Vauban fit construire deux forts : le Fort-Louis sur le territoire actuel
de Coudekerque-Branche et le Fort Français sur le territoire de
Coudekerque-Village.
Ces deux forts ont remplacé des redoutes espagnoles qui
existaient déjà le long du canal de Bergues. Ils sont de forme carrée,
bastionnés aux angles, complétement entourés de fossés et d’un chemin couvert.
III.
LA CONSTRUCTION DU FORT
Vauban avait fortifié Dunkerque en un temps record grâce à
l’armée de la Brouette quand la guerre de Hollande (1672-1678) vint à éclater.

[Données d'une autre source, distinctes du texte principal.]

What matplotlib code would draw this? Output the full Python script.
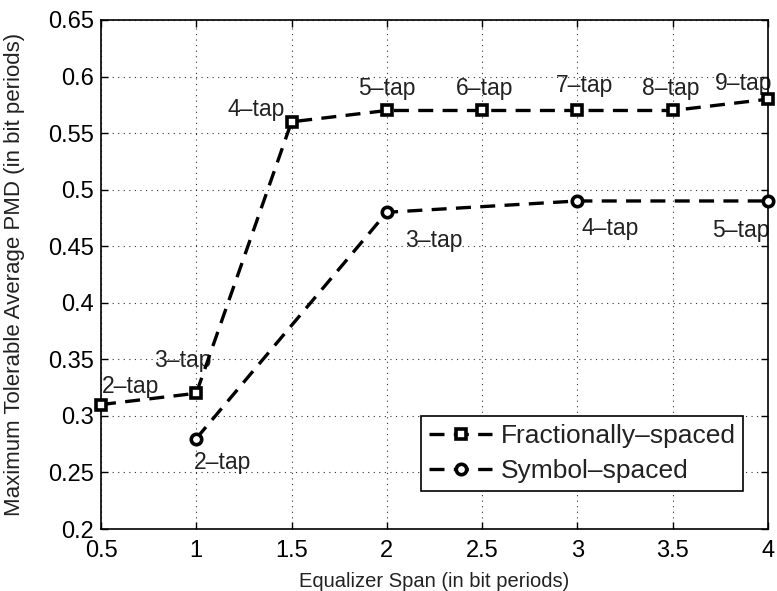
import matplotlib
matplotlib.use("Agg")
import matplotlib.pyplot as plt

plt.rcParams['font.family'] = ['Liberation Sans', 'DejaVu Sans']

# Data
frac_x = [0.5, 1.0, 1.5, 2.0, 2.5, 3.0, 3.5, 4.0]
frac_y = [0.31, 0.32, 0.56, 0.57, 0.57, 0.57, 0.57, 0.58]
frac_labels = ['2\u2013tap', '3\u2013tap', '4\u2013tap', '5\u2013tap', '6\u2013tap', '7\u2013tap', '8\u2013tap', '9\u2013tap']

sym_x = [1.0, 2.0, 3.0, 4.0]
sym_y = [0.28, 0.48, 0.49, 0.49]
sym_labels = ['2\u2013tap', '3\u2013tap', '4\u2013tap', '5\u2013tap']

x_ticks = [0.5, 1, 1.5, 2, 2.5, 3, 3.5, 4]
x_ticklabels = ['0.5', '1', '1.5', '2', '2.5', '3', '3.5', '4']
y_ticks = [0.2, 0.25, 0.3, 0.35, 0.4, 0.45, 0.5, 0.55, 0.6, 0.65]
y_ticklabels = ['0.2', '0.25', '0.3', '0.35', '0.4', '0.45', '0.5', '0.55', '0.6', '0.65']

# Label offsets in pixels (dx, dy up), converted to points
frac_off = [(30, 11.5), (-13, 26), (-35, 6), (0, 15), (2, 15), (7, 18), (-2, 15), (-24, 9)]
sym_off = [(26, -30), (47, -35), (33, -34), (-27, -36)]

fig = plt.figure(figsize=(7.77, 5.91), dpi=100)
ax = fig.add_axes([101/777, 1 - 529/591, 667/777, 509/591])

dash = (4.5, 2.8)
ax.plot(frac_x, frac_y, color='black', linestyle=(0, dash), linewidth=2.4,
        marker='s', markersize=7, markerfacecolor='white', markeredgecolor='black',
        markeredgewidth=2.6, label='Fractionally\u2013spaced', clip_on=False, zorder=3)
ax.plot(sym_x, sym_y, color='black', linestyle=(0, dash), linewidth=2.4,
        marker='o', markersize=7.5, markerfacecolor='white', markeredgecolor='black',
        markeredgewidth=2.6, label='Symbol\u2013spaced', clip_on=False, zorder=3)

k = 0.72
for x, y, t, (dx, dy) in zip(frac_x, frac_y, frac_labels, frac_off):
    ax.annotate(t, (x, y), xytext=(dx * k, dy * k), textcoords='offset points',
                ha='center', va='baseline', fontsize=16.5, color='#222222', zorder=2)
for x, y, t, (dx, dy) in zip(sym_x, sym_y, sym_labels, sym_off):
    ax.annotate(t, (x, y), xytext=(dx * k, dy * k), textcoords='offset points',
                ha='center', va='baseline', fontsize=16.5, color='#222222', zorder=2)

ax.set_xlim(0.5, 4)
ax.set_ylim(0.2, 0.65)
ax.set_xticks(x_ticks)
ax.set_xticklabels(x_ticklabels)
ax.set_yticks(y_ticks)
ax.set_yticklabels(y_ticklabels)
ax.tick_params(direction='in', length=5, width=1, top=True, right=True,
               labelsize=17, colors='black')
ax.tick_params(axis='x', pad=8)
ax.tick_params(axis='y', pad=5)
ax.grid(True, linestyle=(0, (1, 4)), color='black', linewidth=0.8, alpha=0.8)
for s in ax.spines.values():
    s.set_linewidth(1.2)

ax.set_xlabel('Equalizer Span (in bit periods)', fontsize=14.5, color='#222222', va='top')
ax.xaxis.set_label_coords(0.5, -0.084)
ax.set_ylabel('Maximum Tolerable Average PMD (in bit periods)', fontsize=16, color='#222222')
ax.yaxis.set_label_coords(-0.114, 0.5)

leg = ax.legend(loc='lower right', bbox_to_anchor=(0.963, 0.075), fontsize=19,
                fancybox=False, edgecolor='black', framealpha=1, handlelength=2.4,
                handletextpad=0.3, borderpad=0.3, labelspacing=0.4, borderaxespad=0)
leg.get_frame().set_linewidth(1.2)
for t in leg.get_texts():
    t.set_color('#222222')

fig.savefig('out.png', dpi=100)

Pour renforcer les défenses du côté de la terre, pour défendre Dunkerque vers
le Sud, la construction du Fort-Louis fut rapidement menée. L’armée de la
Brouette dès 1672 s’y attaqua et on arrêta même à cette époque tous les autres
travaux pour l’achever et créer un système d’inondations qui permettait de
couvrir la place contre une attaque venue de Flandre. Dès 1677 tout était
terminé et Louvois pouvait écrire que Dunkerque était la plus belle place de
l’Europe pour la défense réalisée.
IV.
DIVERSES APPELATIONS
Le fort se dénomma successivement : Fort-Louis, Fort
Libre ou de la Liberté durant la Révolution, redevint Fort-Louis et enfin de
nos jours, il s’appelle Fort Castelnau.
A son emplacement les Espagnols avaient construit vers 1650 une redoute. C’était une sorte de
bastion gazonné, sans grande résistance aux coups de l’ennemi. Le nom de Saint
Louis était déjà donné à cette redoute espagnole. Jugeant de l’importance de la
position, les Espagnols l’avaient considérablement modifiée : c’était le
Fort Royal qui fut occupé lors de sa construction par le régiment de Mazarin
lors de la bataille des Dunes, en 1658. En 1677, en l’honneur de Louis XIV,
c’est le Fort-Louis.
Cette appellation officielle que l’on trouve sur toutes les
cartes d’époque, semble avoir été changée depuis peu, au début du XXe siècle.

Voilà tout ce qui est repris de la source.